French estate agent Benjamin Pastor finally found a filling station that had not run out of petrol on Thursday after four others turned him away.
Like many other Parisians, his sympathy is in short supply for a three-month-long campaign by unions against the government’s hotly contested labour reform.
“Absolutely not,” Pastor told AFP when asked if he supported the rolling transport strikes and hardline industrial action that has hobbled or shut six of France’s eight oil refineries.
Also in the queue for petrol at Porte Maillot in the capital, pensioner Genevieve de Maud’huy marvelled at France’s capacity for industrial action.
“The French have an odd habit of supporting strikes,” she said.
But she had harsh words for hardline union CGT, which has spearheaded the refinery blockades. “The CGT presents itself as representing the people, but they are only three percent of the workforce.” The far-left union has 700,000 members out of an overall working population of 24 million. Entrepreneur Hubert Brosson, 43, agreed, saying: “You’re not legitimate if you don’t represent the people.”
“We are suffering the collateral damage,” said Carine Zarkout, 21, an engineering student whose hour-long commute to central Paris has been made a nightmare by the strikes. “Lots of people… are losing money every day,” she said at an upscale market in the affluent west of the city.
A recent poll found that seven out of 10 people still oppose the labour reforms, which critics say are weighted in favour of employers and encroach on cherished workers’ rights.
But Pastor, 34, who depends on his car for his work, disputed the survey, saying: “I don’t know who is being polled. If they call people’s homes, it’s people who are either unemployed or who aren’t affected” by the reforms.

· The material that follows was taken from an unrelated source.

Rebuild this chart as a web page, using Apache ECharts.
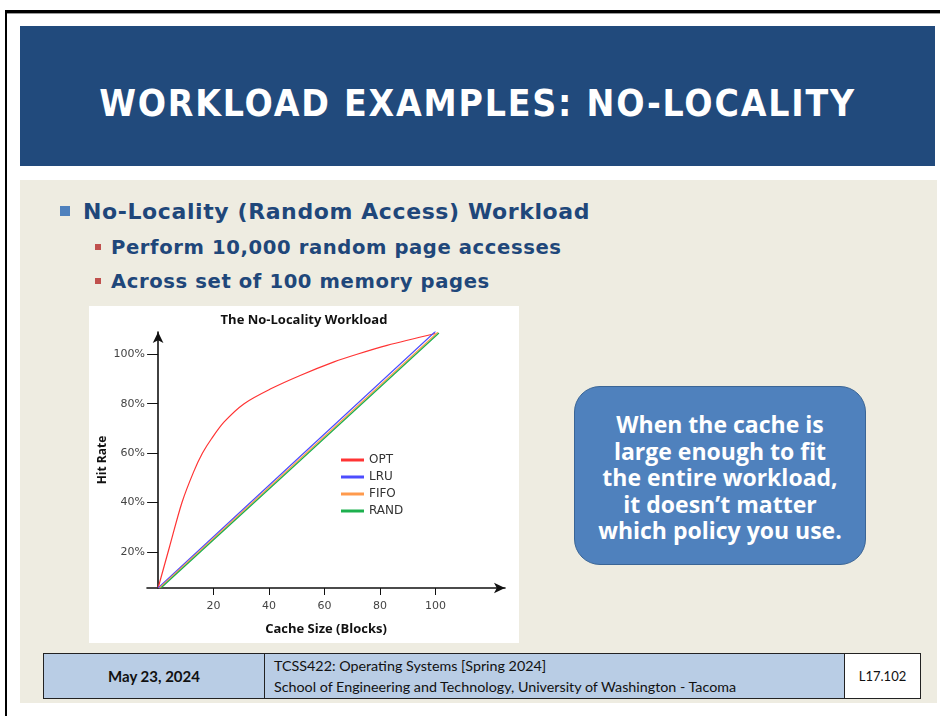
<!DOCTYPE html>
<html>
  <head>
    <meta http-equiv="Content-Type" content="text/html; charset=utf-8" />
    <title>Workload Examples: No-Locality</title>
    <script src="https://cdn.jsdelivr.net/npm/echarts@6/dist/echarts.min.js"></script>
    <style>
      body { margin: 0; width: 940px; height: 716px; position: relative; overflow: hidden; background: #fff; }
      .abs { position: absolute; }
      .frame-top { left: 5px; top: 10px; width: 935px; height: 3px; background: #000; }
      .frame-top2 { left: 7px; top: 13px; width: 933px; height: 1px; background: #999; }
      .frame-left { left: 5px; top: 10px; width: 2px; height: 706px; background: #000; }
      .header { left: 20px; top: 26px; width: 915px; height: 140px; background: #214a7c; }
      .header-text {
        left: 20px; top: 26px; width: 915px; height: 140px; line-height: 156px; text-align: center;
        color: #fff; font-family: "DejaVu Sans Condensed", sans-serif; font-weight: bold;
        font-size: 37px; letter-spacing: 1.8px;
      }
      .content { left: 20px; top: 180px; width: 917px; height: 523px; background: #eeece1; }
      .bullet { font-family: "DejaVu Sans", sans-serif; font-weight: bold; color: #1f477a; white-space: nowrap; }
      .sq1 { left: 60px; top: 206px; width: 10px; height: 10px; background: #4f81bd; }
      .sq2 { width: 6px; height: 6px; background: #c0504d; left: 95px; }
      .callout {
        left: 574px; top: 386px; width: 292px; height: 179px; background: #4f81bd;
        border: 1.5px solid #3a6596; border-radius: 26px; box-sizing: border-box;
        color: #fff; font-family: "Open Sans", sans-serif; font-weight: bold; font-size: 23px;
        line-height: 26.5px; text-align: center; padding-top: 24px;
      }
      #chart { left: 89px; top: 306px; width: 430px; height: 337px; background: #fff; }
      table.footer {
        position: absolute; left: 43px; top: 653px; border-collapse: collapse;
        font-family: Lato, sans-serif; color: #111;
      }
      table.footer td { border: 1px solid #222; height: 44px; padding: 0; }
    </style>
  </head>

  <body>
    <div class="abs frame-top"></div>
    <div class="abs frame-top2"></div>
    <div class="abs frame-left"></div>
    <div class="abs header"></div>
    <div class="abs header-text">WORKLOAD EXAMPLES: NO-LOCALITY</div>
    <div class="abs content"></div>

    <div class="abs sq1"></div>
    <div class="abs bullet" style="left: 83px; top: 199px; font-size: 22px; letter-spacing: 0.6px">No-Locality (Random Access) Workload</div>
    <div class="abs sq2" style="top: 244px"></div>
    <div class="abs bullet" style="left: 111px; top: 236px; font-size: 19.6px; letter-spacing: 0.6px">Perform 10,000 random page accesses</div>
    <div class="abs sq2" style="top: 278px"></div>
    <div class="abs bullet" style="left: 111px; top: 270px; font-size: 19.6px; letter-spacing: 0.6px">Across set of 100 memory pages</div>

    <div id="chart" class="abs"></div>

    <div class="abs callout">
      When the cache is<br />large enough to fit<br />the entire workload,<br />it doesn’t matter<br />which policy you use.
    </div>

    <table class="footer">
      <tr>
        <td style="width: 220px; text-align: center; font-weight: bold; font-size: 15px">May 23, 2024</td>
        <td style="width: 570px; padding-left: 9px; font-size: 14.3px; line-height: 21px">
          TCSS422: Operating Systems [Spring 2024]<br />School of Engineering and Technology, University of Washington - Tacoma
        </td>
        <td style="width: 75px; text-align: center; font-size: 13px; background: #fff">L17.102</td>
      </tr>
    </table>

    <script type="text/javascript">
      "use strict"

      // footer cell colour
      document.querySelectorAll("table.footer td")[0].style.background = "#b9cde5"
      document.querySelectorAll("table.footer td")[1].style.background = "#b9cde5"

      //============== data =====================================
      const seriesNames = ["OPT", "LRU", "FIFO", "RAND"]
      const tickValues = [20, 40, 60, 80, 100]

      // OPT curve: cache size / hit rate (%)
      const optX = [0, 4.1, 8.6, 12.8, 16, 19.3, 23.8, 31, 40.6, 51.4, 63.4, 71.7, 82.5, 99.9]
      const optY = [5.4, 22, 40, 52.4, 60, 65.9, 72.6, 80, 86, 91.5, 96.9, 100, 103.6, 108.4]

      // the other three are nearly straight lines
      const lruX = [0, 50, 100]
      const lruY = [5.4, 57.4, 109.3]
      const fifoX = [0.5, 50.5, 100.8]
      const fifoY = [5.4, 57, 108.9]
      const randX = [1, 51, 101.2]
      const randY = [5.4, 56.8, 108.6]

      const colors = ["#ff3434", "#4d4dff", "#ff9a4d", "#1db04e"]

      function pairs(xs, ys) {
        return xs.map(function (x, i) {
          return [x, ys[i]]
        })
      }

      const myChart = echarts.init(document.getElementById("chart"))
      const axisFont = "DejaVu Sans"

      let option = {
        animation: false,
        backgroundColor: "#fff",
        title: {
          text: "The No-Locality Workload",
          left: "center",
          top: 3,
          textStyle: { fontFamily: "Open Sans", fontWeight: "bold", fontSize: 13, color: "#111" }
        },
        legend: {
          orient: "vertical",
          left: 252,
          top: 148,
          padding: 0,
          itemWidth: 23,
          itemHeight: 3,
          itemGap: 5,
          icon: "rect",
          data: seriesNames,
          textStyle: { fontFamily: axisFont, fontSize: 12, color: "#333" }
        },
        grid: { left: 58, right: 14, top: 26, bottom: 55, containLabel: false, outerBoundsMode: "none" },
        xAxis: {
          type: "value",
          min: -4,
          max: 125,
          name: "Cache Size (Blocks)",
          nameLocation: "middle",
          nameGap: 35,
          nameMoveOverlap: false,
          nameTextStyle: { fontFamily: "Open Sans", fontWeight: "bold", fontSize: 13, color: "#111" },
          axisLine: {
            onZero: false,
            symbol: ["none", "arrow"],
            symbolSize: [8, 11],
            lineStyle: { color: "#111", width: 1.6 }
          },
          axisTick: { customValues: tickValues, length: 7, lineStyle: { color: "#111" } },
          axisLabel: { customValues: tickValues, margin: 13, fontFamily: axisFont, fontSize: 11, color: "#444" },
          splitLine: { show: false }
        },
        yAxis: {
          type: "value",
          min: 5.4,
          max: 109,
          name: "Hit Rate",
          nameLocation: "middle",
          nameRotate: 90,
          nameGap: 38,
          nameMoveOverlap: false,
          nameTextStyle: { fontFamily: "Open Sans", fontWeight: "bold", fontSize: 12, color: "#111" },
          axisLine: {
            onZero: true,
            symbol: ["none", "arrow"],
            symbolSize: [8, 11],
            lineStyle: { color: "#111", width: 1.6 }
          },
          axisTick: { customValues: tickValues, length: 11, lineStyle: { color: "#111" } },
          axisLabel: {
            customValues: tickValues,
            margin: 2,
            formatter: "{value}%",
            fontFamily: axisFont,
            fontSize: 11,
            color: "#444"
          },
          splitLine: { show: false }
        },
        series: [
          { name: "OPT", data: pairs(optX, optY), smooth: 0.3 },
          { name: "LRU", data: pairs(lruX, lruY) },
          { name: "FIFO", data: pairs(fifoX, fifoY) },
          { name: "RAND", data: pairs(randX, randY) }
        ].map(function (s, i) {
          s.type = "line"
          s.showSymbol = false
          s.color = colors[i]
          s.lineStyle = { width: 1.2, color: colors[i] }
          return s
        })
      }
      myChart.setOption(option, true)
    </script>
  </body>
</html>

“Poor France”, sighed Isabelle Slove, buying tomatoes at the market.
Employers “must be able to hire and fire,” she said, backing the reform. “We need fluidity, to open the job market.”
Key parts of the legislation would let companies set their own working conditions for new employees, allowing managers to cut jobs during hard times and go beyond the 35-hour work week introduced in 2000.
CGT chief Philippe Martinez dug in his heels on Friday, accusing the government of “generating a climate of hatred” and warning that the strikes would continue indefinitely “if nothing changes”.
The vendor, 51-year-old Portuguese immigrant Eduardo Fernandes, agreed with Slove, saying: “If you have a problem with the boss you should talk to him directly.” Fernandes, who commutes in from a northern suburb, said the strikes had made him late for work several times.
“There must be other ways to defend your (workers’ rights) without paralysing a country,” he said. Nearby, snack bar owner Guillaume Bouvelot said his turnover had suffered since the protest actions began in early March.
“It’s not good for business. I support helping people but not people who do nothing,” he said.
Bosses must be able to “let people go without fear of labour tribunals,” he added. “They have to lighten the load on businesses.” Hotels and restaurants on Friday reported a plunge in reservations for the weekend, with a dip of 20 percent in western France and 15 to 25 percent in Paris.
These come on the heels of a significant drop in business since the jihadist attacks on Paris in November, noted Laurent Duc of the hotel industry federation UMIH. At least some people are taking the fuel shortages in stride.
Bouvelot said a group of bikers who stopped in the other day found some humour in the situation, saying they were in “Mad Max mode”, referring to the film about a post-apocalyptic world in which people fight for petrol.